USC Marshall’s AI for Business (BUAI) joint degree program is collaborating with Thunder and Salesforce to deepen insights into artificial intelligence (AI) and the role the technology will play in business and beyond. The USC-Thunder-Salesforce Agentic AI Lab, composed of 30 to 35 BUAI students, will create a detailed report on the newest developments in AI and present it to the companies later this month.
The BUAI degree, offered in partnership with the Viterbi School of Engineering, combines the technical aspects of AI development and coding with a comprehensive business education. The program seeks to develop its students as multifaceted professionals with the ability to create technical solutions for complex business challenges.
Charlie Hannigan, academic director of the BUAI program and assistant professor of clinical data sciences and operations, outlined the mutually beneficial collaboration, providing companies access to innovative research and offering students experiential learning opportunities in a rapidly developing field.
“Students will produce short prospectuses that map the current landscape, highlight near-term possibilities, and identify ethical concerns and pitfalls companies must navigate,” Hannigan said. “This work benefits students by immersing them in cutting-edge applications of AI, while companies gain fresh insights from talented young researchers who are analyzing their sector with both rigor and creativity.”
Salesforce is a cloud-based customer relationship software, offering services in multiple areas such as sales, marketing, and e-commerce. Thunder is a consultancy company specializing in the adoption and implementation of Salesforce platforms. Thunder uses their expertise to help clients tailor the software to their unique business needs, be it marketing, revenue tracking, data analysis, or customer service. As technology-based enterprises, both Thunder and Salesforce are developing AI strategies to innovate their platforms.

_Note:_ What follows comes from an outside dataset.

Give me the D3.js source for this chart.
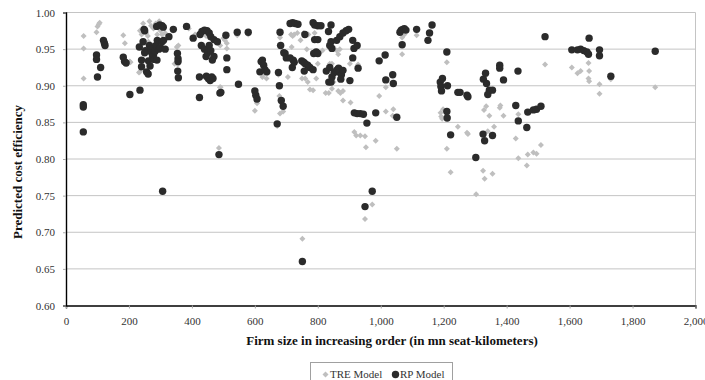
<!DOCTYPE html>
<html><head><meta charset="utf-8">
<script src="https://cdn.jsdelivr.net/npm/d3@7/dist/d3.min.js"></script>
<style>body{margin:0;background:#fff}svg{display:block}</style>
</head><body><div id="c"></div>
<script>
const xTicks = [0,200,400,600,800,1000,1200,1400,1600,1800,2000];
const yTicks = [0.60,0.65,0.70,0.75,0.80,0.85,0.90,0.95,1.00];
const seriesNames = ["TRE Model","RP Model"];

const treData = [
[56,.968],[56,.951],[56,.910],
[97,.973],[100,.981],[104,.984],[107,.986],
[182,.969],[187,.958],[203,.933],[205,.932],
[232,.918],[235,.975],[235,.919],[240,.970],[245,.985],[250,.978],[255,.972],[260,.968],[265,.988],[270,.982],[278,.978],[285,.985],[290,.970],[296,.988],[300,.975],[305,.970],[310,.978],[315,.972],[262,.960],[275,.955],
[340,.975],[352,.953],[355,.929],[357,.955],[345,.930],
[390,.978],[410,.970],[430,.972],[445,.968],[460,.965],[475,.960],[490,.955],[500,.965],[505,.962],[511,.958],[511,.951],
[489,.898],[486,.815],[491,.898],
[544,.969],[579,.970],
[600,.866],[607,.876],[606,.878],[624,.912],[627,.915],[637,.910],[640,.917],
[671,.845],[678,.955],[680,.966],[678,.886],[680,.862],[690,.865],[705,.912],[675,.915],
[715,.970],[717,.953],[720,.968],[725,.970],[735,.972],[745,.962],[755,.972],[770,.970],[765,.950],
[750,.910],[760,.910],[768,.905],[775,.895],[785,.894],[790,.972],[795,.910],[800,.930],
[751,.691],
[805,.945],[815,.948],[825,.890],[835,.890],[838,.930],[845,.896],[845,.930],[850,.905],[860,.948],[865,.943],[870,.950],[865,.893],[872,.890],[880,.893],[880,.880],
[902,.930],[904,.877],[928,.929],
[916,.837],[922,.832],[935,.832],[950,.831],[953,.816],[950,.718],[973,.738],
[984,.825],[995,.886],[1016,.898],[1016,.865],[1038,.859],[1040,.868],[1051,.814],
[1068,.966],[1068,.943],[1075,.970],[1114,.969],[1155,.971],
[1190,.863],[1192,.858],[1195,.855],[1198,.868],[1210,.932],[1210,.814],[1222,.782],[1245,.844],[1274,.836],[1277,.834],[1303,.752],
[1325,.784],[1330,.773],[1355,.780],[1328,.867],[1335,.872],[1345,.859],[1360,.844],[1340,.838],
[1378,.870],[1380,.873],[1390,.859],
[1429,.828],[1437,.861],[1437,.801],[1464,.791],[1467,.806],[1485,.809],[1495,.807],[1509,.819],
[1522,.929],
[1607,.925],[1625,.917],[1635,.920],[1660,.931],[1662,.920],[1660,.910],[1662,.906],
[1695,.902],[1695,.889],[1731,.909],[1872,.898]
];

const rpData = [
[55,.874],[55,.871],[55,.837],
[97,.942],[97,.936],[100,.912],[110,.925],[119,.962],[122,.958],[124,.955],
[182,.939],[186,.933],[191,.931],[203,.888],
[233,.953],[235,.894],[240,.935],[240,.926],[248,.977],[250,.975],[252,.948],[256,.919],[261,.916],[245,.960],[250,.945],[262,.934],
[267,.927],[265,.955],[270,.950],[272,.945],[275,.940],[278,.942],[280,.936],[283,.947],[286,.955],[289,.935],[290,.962],[295,.950],[300,.952],[305,.960],[310,.962],[315,.950],[327,.967],
[288,.981],[298,.983],[305,.982],[309,.980],
[307,.756],
[341,.977],[354,.944],[356,.937],[356,.933],[355,.920],[357,.911],
[383,.981],[404,.965],
[424,.884],[424,.912],[426,.970],[432,.974],[440,.976],[448,.975],[455,.972],[460,.967],[470,.963],[481,.960],
[430,.955],[440,.950],[445,.940],[450,.945],[455,.955],[460,.948],[465,.935],[470,.940],
[446,.913],[452,.910],[458,.907],[463,.912],[467,.910],
[486,.806],[489,.890],[492,.891],[508,.969],[511,.938],[511,.922],
[544,.973],[548,.902],[579,.973],
[600,.893],[603,.887],[607,.882],[616,.919],
[620,.933],[624,.935],[628,.928],[632,.922],[638,.919],
[671,.848],[680,.973],[682,.955],[675,.918],[678,.900],[684,.880],[690,.872],[692,.945],
[696,.944],[700,.938],[712,.938],[719,.925],[722,.935],[725,.932],
[712,.985],[720,.986],[728,.985],[737,.984],[759,.970],
[749,.934],[755,.932],[760,.930],[768,.928],[775,.925],[785,.922],[757,.920],
[751,.660],
[785,.986],[790,.983],[800,.982],[810,.982],[842,.983],[834,.974],
[790,.963],[800,.963],[787,.944],[795,.946],[800,.944],
[838,.955],[842,.960],[845,.951],[860,.962],[870,.967],[880,.972],[890,.975],[898,.977],
[827,.920],[835,.905],[838,.925],[842,.905],[845,.912],[852,.918],[858,.920],[862,.922],[866,.924],[870,.918],[875,.915],[880,.921],[873,.909],[902,.907],
[911,.962],[915,.951],[925,.955],[911,.938],[928,.924],
[916,.863],[925,.862],[935,.862],[945,.861],[956,.849],
[950,.735],[973,.756],
[984,.863],[995,.934],[1014,.942],[1016,.908],[1038,.915],[1040,.903],[1051,.857],
[1061,.973],[1065,.976],[1070,.977],[1075,.978],[1080,.976],[1068,.956],
[1114,.977],[1150,.962],[1155,.972],[1163,.983],
[1189,.905],[1191,.899],[1193,.893],[1196,.910],[1210,.946],[1212,.900],[1210,.865],[1211,.856],[1222,.833],
[1245,.891],[1274,.887],[1252,.891],[1277,.885],[1302,.802],
[1326,.909],[1333,.917],[1336,.903],[1345,.894],[1340,.888],[1355,.894],
[1378,.928],[1378,.924],[1390,.908],
[1325,.834],[1330,.825],[1355,.832],
[1436,.920],[1429,.873],[1437,.852],[1464,.843],[1467,.864],[1485,.867],[1495,.868],[1509,.872],
[1522,.967],
[1607,.949],[1625,.949],[1635,.950],[1645,.948],[1655,.946],[1660,.943],[1662,.965],
[1695,.949],[1695,.941],[1731,.913],[1872,.947]
];

const W = 705, H = 380;
const L = 66, R = 695.5, T = 12.5, B = 305.5;
const FONT = "'Liberation Serif','DejaVu Serif',serif";
const grey = "#bfbfbf", dark = "#2b2b2b";

const svg = d3.select("#c").append("svg").attr("width", W).attr("height", H)
  .style("font-family", FONT);

const x = d3.scaleLinear().domain([0, 2000]).range([L, R]);
const y = d3.scaleLinear().domain([0.6, 1.0]).range([B, T]);

// gridlines
svg.append("g").selectAll("line").data(yTicks.slice(1)).join("line")
  .attr("x1", L).attr("x2", R).attr("y1", d => y(d)).attr("y2", d => y(d))
  .attr("stroke", "#c4c4c4").attr("stroke-width", 1);
// right border
svg.append("line").attr("x1", R).attr("x2", R).attr("y1", T).attr("y2", B)
  .attr("stroke", "#c4c4c4");

// axes
const xAxis = svg.append("g").attr("transform", `translate(0,${B})`)
  .call(d3.axisBottom(x).tickValues(xTicks).tickFormat(d3.format(",")).tickSize(3).tickPadding(7));
const yAxis = svg.append("g").attr("transform", `translate(${L},0)`)
  .call(d3.axisLeft(y).tickValues(yTicks).tickFormat(d3.format(".2f")).tickSize(3).tickPadding(8));
[xAxis, yAxis].forEach(g => {
  g.select(".domain").attr("stroke", "#000").attr("stroke-width", 1.4);
  g.selectAll(".tick line").attr("stroke", "#aaa");
  g.selectAll(".tick text").attr("fill", "#333").style("font-size", "11px").style("font-family", FONT);
});
xAxis.selectAll(".tick text").attr("dy", "0.9em");

// series
const diamond = d3.symbol(d3.symbolSquare, 18)();
svg.append("g").selectAll("path").data(treData).join("path")
  .attr("d", diamond)
  .attr("transform", d => `translate(${x(d[0])},${y(d[1])}) rotate(45)`)
  .attr("fill", grey);
svg.append("g").selectAll("circle").data(rpData).join("circle")
  .attr("cx", d => x(d[0])).attr("cy", d => y(d[1])).attr("r", 3.7)
  .attr("fill", dark);

// titles
svg.append("text").attr("x", 392).attr("y", 345).attr("text-anchor", "middle")
  .style("font-size", "13px").style("font-weight", "bold").attr("fill", "#111")
  .text("Firm size in increasing order (in mn seat-kilometers)");
svg.append("text").attr("transform", "translate(22,172) rotate(-90)").attr("text-anchor", "middle")
  .style("font-size", "13px").style("font-weight", "bold").attr("fill", "#111")
  .text("Predicted cost efficiency");

// legend
const lg = svg.append("g");
lg.append("rect").attr("x", 310.5).attr("y", 362.5).attr("width", 142).attr("height", 22)
  .attr("fill", "#fff").attr("stroke", "#a0a0a0");
lg.append("path").attr("d", diamond).attr("transform", "translate(325.5,374.5) rotate(45)").attr("fill", grey);
lg.append("text").attr("x", 330).attr("y", 378).style("font-size", "11px").attr("fill", "#333").text(seriesNames[0]);
lg.append("circle").attr("cx", 395.5).attr("cy", 374.5).attr("r", 3.7).attr("fill", dark);
lg.append("text").attr("x", 400).attr("y", 378).style("font-size", "11px").attr("fill", "#333").text(seriesNames[1]);
</script></body></html>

The lab will research how AI is shaping four separate areas of development: healthcare, led by Kimon Drakopoulos, associate professor of data sciences and operations; corporate applications, led by Nathanael Fast, associate professor of management and organization and director of the Neely Center for Ethical Leadership and Decision Making, high-tech industries, led by Hannigan, and public sector initiatives, led by Carter Wigell, CEO of Thunder, and Jerad Speigel, chief strategy and corporate development officer at Washington Harbour.